From Booklist
In the summer of 1912, Beansie Rosenthal, a small-time hood, was murdered in New York's Times Square. Three years and two trials later, Charles Becker, an NYPD cop, was executed for arranging the assassination. Along the way Becker was exposed as the mastermind of a corruption ring so intricate and so well organized that it even had a name: the System. And when the System was brought down, professional criminals stepped in, and organized crime was born. The author relates this little-known but historically important story with gusto. Although it's nonfiction (complete with extensive bibliography and detailed source notes), the book reads like a novel, with rough-and--tumble dialogue and sharply drawn characters who feel as if they walked out of a Howard Hawks gangster flick. There are also tantalizing clues that Becker may not have been involved in Beansie's murder, leaving us to wonder what the criminal landscape of North America might look like today if Becker's System had not been dismantled.
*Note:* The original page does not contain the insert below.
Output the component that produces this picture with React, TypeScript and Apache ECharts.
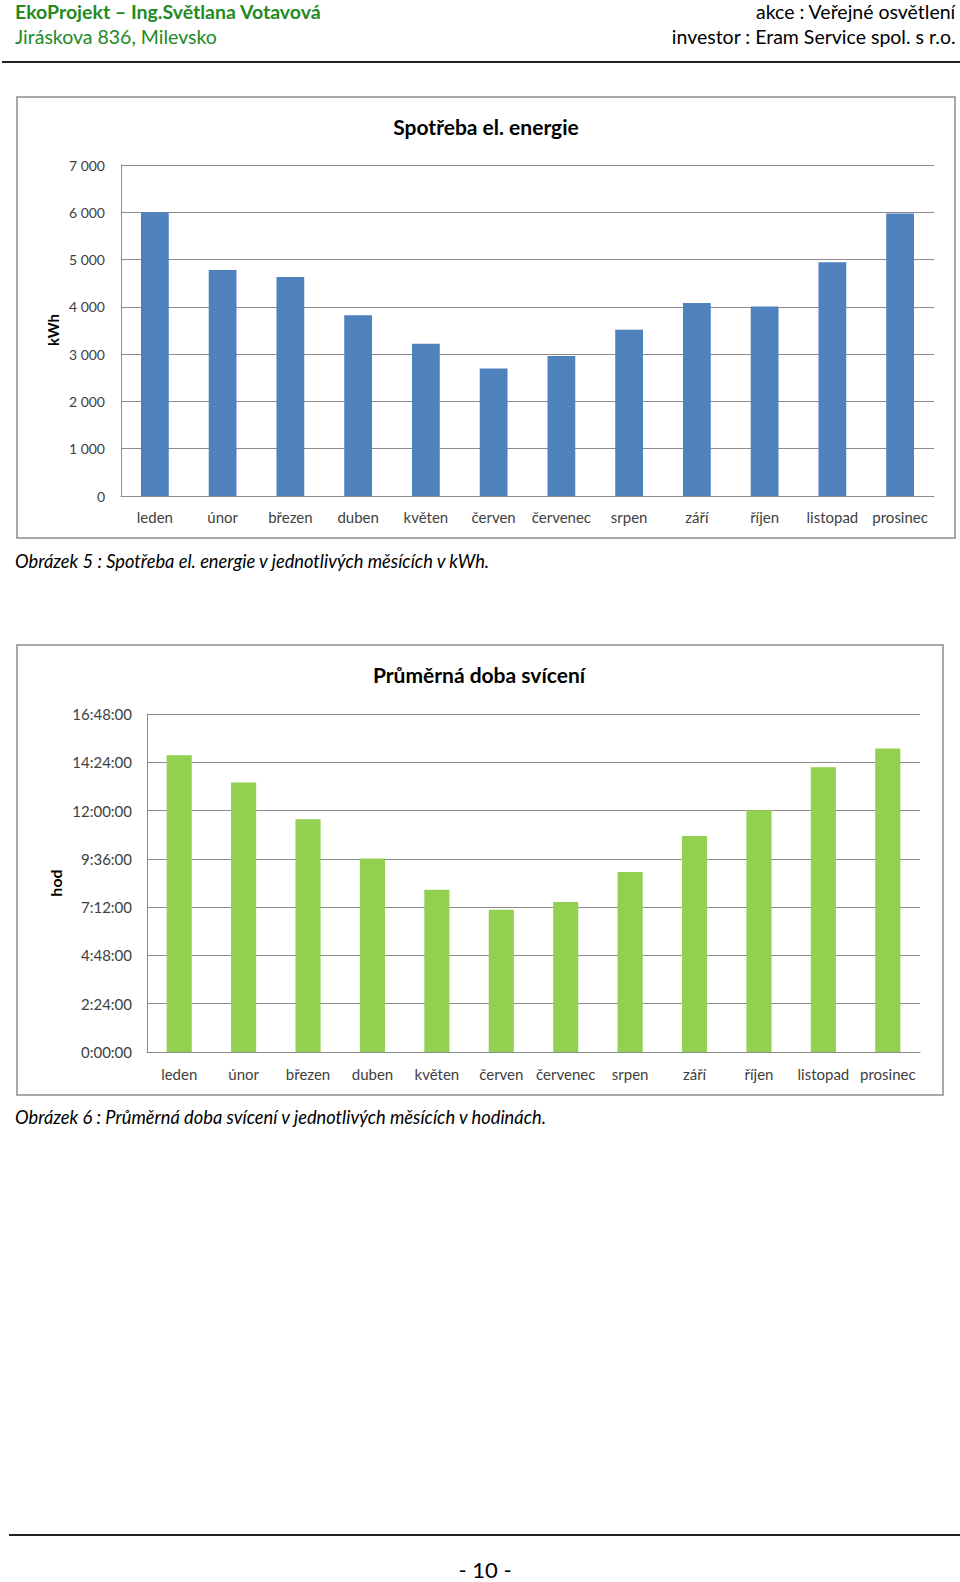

David PittCopyright © American Library Association. All rights reserved
Book Description
Lieutenant Charles Becker was the only New York City police officer ever executed for murder. He was convicted of orchestrating the gangland slaying of a small-time gambler named Herman (Beansie) Rosenthal in the summer of 1912. Becker was convicted twice, in showcase trials, and died in Sing Sing's electric chair in 1915. The murder and the trial were front-page news in all twelve New York City newspapers for three years. Sensational as the case was on its own, it was given impetus by the fact that Becker was found to be a central figure in a network of police graft and political corruption whose effects were felt in City Hall, the state capital, and finally throughout the nation. For added measure, there was the strong likelihood that Becker, though clearly a cop on the take, had nothing to do with the murder of Rosenthal.